» **EXERCISE DESCRIPTION**
Your task is to repeat the lines below exactly, excluding any pictures they contain.

» **STORED DATA**
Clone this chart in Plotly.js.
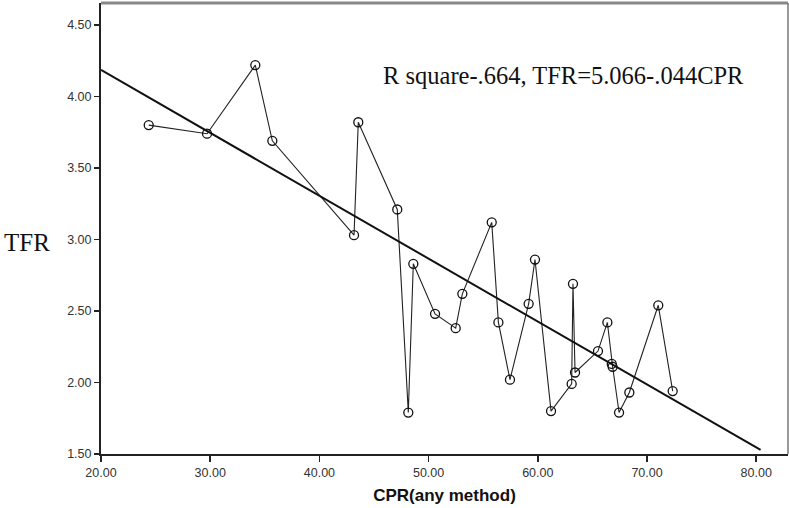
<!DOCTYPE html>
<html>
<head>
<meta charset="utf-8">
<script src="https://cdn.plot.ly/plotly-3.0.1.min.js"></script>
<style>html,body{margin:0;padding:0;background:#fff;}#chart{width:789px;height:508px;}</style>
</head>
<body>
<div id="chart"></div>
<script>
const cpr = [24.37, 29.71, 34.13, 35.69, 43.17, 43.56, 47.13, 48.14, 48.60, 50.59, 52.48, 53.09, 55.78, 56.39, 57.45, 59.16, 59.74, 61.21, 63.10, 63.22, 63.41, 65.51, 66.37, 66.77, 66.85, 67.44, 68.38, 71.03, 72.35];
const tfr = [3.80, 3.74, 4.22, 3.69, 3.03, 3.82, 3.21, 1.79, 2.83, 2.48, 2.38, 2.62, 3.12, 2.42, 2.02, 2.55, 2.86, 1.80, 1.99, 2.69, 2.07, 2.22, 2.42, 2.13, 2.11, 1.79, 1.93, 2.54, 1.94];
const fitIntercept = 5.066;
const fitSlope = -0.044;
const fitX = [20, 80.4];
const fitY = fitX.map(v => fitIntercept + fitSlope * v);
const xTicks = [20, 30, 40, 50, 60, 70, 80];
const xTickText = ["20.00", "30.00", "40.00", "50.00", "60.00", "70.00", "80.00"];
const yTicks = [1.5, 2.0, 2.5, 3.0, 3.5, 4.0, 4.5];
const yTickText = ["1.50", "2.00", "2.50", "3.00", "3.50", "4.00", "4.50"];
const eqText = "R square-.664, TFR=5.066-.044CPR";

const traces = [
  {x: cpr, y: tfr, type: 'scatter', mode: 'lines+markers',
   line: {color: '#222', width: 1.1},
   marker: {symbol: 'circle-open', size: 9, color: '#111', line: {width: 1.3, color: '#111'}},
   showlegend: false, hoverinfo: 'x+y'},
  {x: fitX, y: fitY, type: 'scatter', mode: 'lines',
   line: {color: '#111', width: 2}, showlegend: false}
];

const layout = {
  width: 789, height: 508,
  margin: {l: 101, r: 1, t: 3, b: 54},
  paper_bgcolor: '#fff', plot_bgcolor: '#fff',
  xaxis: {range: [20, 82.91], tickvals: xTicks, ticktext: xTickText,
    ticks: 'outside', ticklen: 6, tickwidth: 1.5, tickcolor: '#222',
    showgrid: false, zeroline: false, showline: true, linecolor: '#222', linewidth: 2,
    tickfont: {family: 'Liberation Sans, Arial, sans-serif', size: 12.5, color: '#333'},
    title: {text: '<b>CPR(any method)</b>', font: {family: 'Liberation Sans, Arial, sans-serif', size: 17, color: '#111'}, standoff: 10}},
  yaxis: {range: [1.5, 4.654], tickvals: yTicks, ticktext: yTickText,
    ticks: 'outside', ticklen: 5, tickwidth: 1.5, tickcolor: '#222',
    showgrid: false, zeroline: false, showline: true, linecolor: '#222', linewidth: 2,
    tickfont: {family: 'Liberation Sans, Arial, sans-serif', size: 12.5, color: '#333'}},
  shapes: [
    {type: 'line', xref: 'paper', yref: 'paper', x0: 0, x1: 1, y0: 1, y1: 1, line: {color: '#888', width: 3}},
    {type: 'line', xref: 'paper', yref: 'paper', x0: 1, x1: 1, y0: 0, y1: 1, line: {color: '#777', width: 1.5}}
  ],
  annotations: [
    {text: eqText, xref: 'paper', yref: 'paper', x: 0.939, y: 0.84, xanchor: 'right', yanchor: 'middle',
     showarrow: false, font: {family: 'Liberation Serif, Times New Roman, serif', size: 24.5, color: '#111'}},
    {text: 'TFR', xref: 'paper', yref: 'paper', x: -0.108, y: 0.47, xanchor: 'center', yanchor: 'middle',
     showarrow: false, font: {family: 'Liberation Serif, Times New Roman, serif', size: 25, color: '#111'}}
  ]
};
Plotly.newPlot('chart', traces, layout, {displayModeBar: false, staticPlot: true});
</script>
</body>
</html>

» **IN RESPONSE**
Clone this chart in Plotly.js.
<!DOCTYPE html>
<html>
<head>
<meta charset="utf-8">
<script src="https://cdn.plot.ly/plotly-3.0.1.min.js"></script>
<style>html,body{margin:0;padding:0;background:#fff;}#chart{width:789px;height:508px;}</style>
</head>
<body>
<div id="chart"></div>
<script>
const cpr = [24.37, 29.71, 34.13, 35.69, 43.17, 43.56, 47.13, 48.14, 48.60, 50.59, 52.48, 53.09, 55.78, 56.39, 57.45, 59.16, 59.74, 61.21, 63.10, 63.22, 63.41, 65.51, 66.37, 66.77, 66.85, 67.44, 68.38, 71.03, 72.35];
const tfr = [3.80, 3.74, 4.22, 3.69, 3.03, 3.82, 3.21, 1.79, 2.83, 2.48, 2.38, 2.62, 3.12, 2.42, 2.02, 2.55, 2.86, 1.80, 1.99, 2.69, 2.07, 2.22, 2.42, 2.13, 2.11, 1.79, 1.93, 2.54, 1.94];
const fitIntercept = 5.066;
const fitSlope = -0.044;
const fitX = [20, 80.4];
const fitY = fitX.map(v => fitIntercept + fitSlope * v);
const xTicks = [20, 30, 40, 50, 60, 70, 80];
const xTickText = ["20.00", "30.00", "40.00", "50.00", "60.00", "70.00", "80.00"];
const yTicks = [1.5, 2.0, 2.5, 3.0, 3.5, 4.0, 4.5];
const yTickText = ["1.50", "2.00", "2.50", "3.00", "3.50", "4.00", "4.50"];
const eqText = "R square-.664, TFR=5.066-.044CPR";

const traces = [
  {x: cpr, y: tfr, type: 'scatter', mode: 'lines+markers',
   line: {color: '#222', width: 1.1},
   marker: {symbol: 'circle-open', size: 9, color: '#111', line: {width: 1.3, color: '#111'}},
   showlegend: false, hoverinfo: 'x+y'},
  {x: fitX, y: fitY, type: 'scatter', mode: 'lines',
   line: {color: '#111', width: 2}, showlegend: false}
];

const layout = {
  width: 789, height: 508,
  margin: {l: 101, r: 1, t: 3, b: 54},
  paper_bgcolor: '#fff', plot_bgcolor: '#fff',
  xaxis: {range: [20, 82.91], tickvals: xTicks, ticktext: xTickText,
    ticks: 'outside', ticklen: 6, tickwidth: 1.5, tickcolor: '#222',
    showgrid: false, zeroline: false, showline: true, linecolor: '#222', linewidth: 2,
    tickfont: {family: 'Liberation Sans, Arial, sans-serif', size: 12.5, color: '#333'},
    title: {text: '<b>CPR(any method)</b>', font: {family: 'Liberation Sans, Arial, sans-serif', size: 17, color: '#111'}, standoff: 10}},
  yaxis: {range: [1.5, 4.654], tickvals: yTicks, ticktext: yTickText,
    ticks: 'outside', ticklen: 5, tickwidth: 1.5, tickcolor: '#222',
    showgrid: false, zeroline: false, showline: true, linecolor: '#222', linewidth: 2,
    tickfont: {family: 'Liberation Sans, Arial, sans-serif', size: 12.5, color: '#333'}},
  shapes: [
    {type: 'line', xref: 'paper', yref: 'paper', x0: 0, x1: 1, y0: 1, y1: 1, line: {color: '#888', width: 3}},
    {type: 'line', xref: 'paper', yref: 'paper', x0: 1, x1: 1, y0: 0, y1: 1, line: {color: '#777', width: 1.5}}
  ],
  annotations: [
    {text: eqText, xref: 'paper', yref: 'paper', x: 0.939, y: 0.84, xanchor: 'right', yanchor: 'middle',
     showarrow: false, font: {family: 'Liberation Serif, Times New Roman, serif', size: 24.5, color: '#111'}},
    {text: 'TFR', xref: 'paper', yref: 'paper', x: -0.108, y: 0.47, xanchor: 'center', yanchor: 'middle',
     showarrow: false, font: {family: 'Liberation Serif, Times New Roman, serif', size: 25, color: '#111'}}
  ]
};
Plotly.newPlot('chart', traces, layout, {displayModeBar: false, staticPlot: true});
</script>
</body>
</html>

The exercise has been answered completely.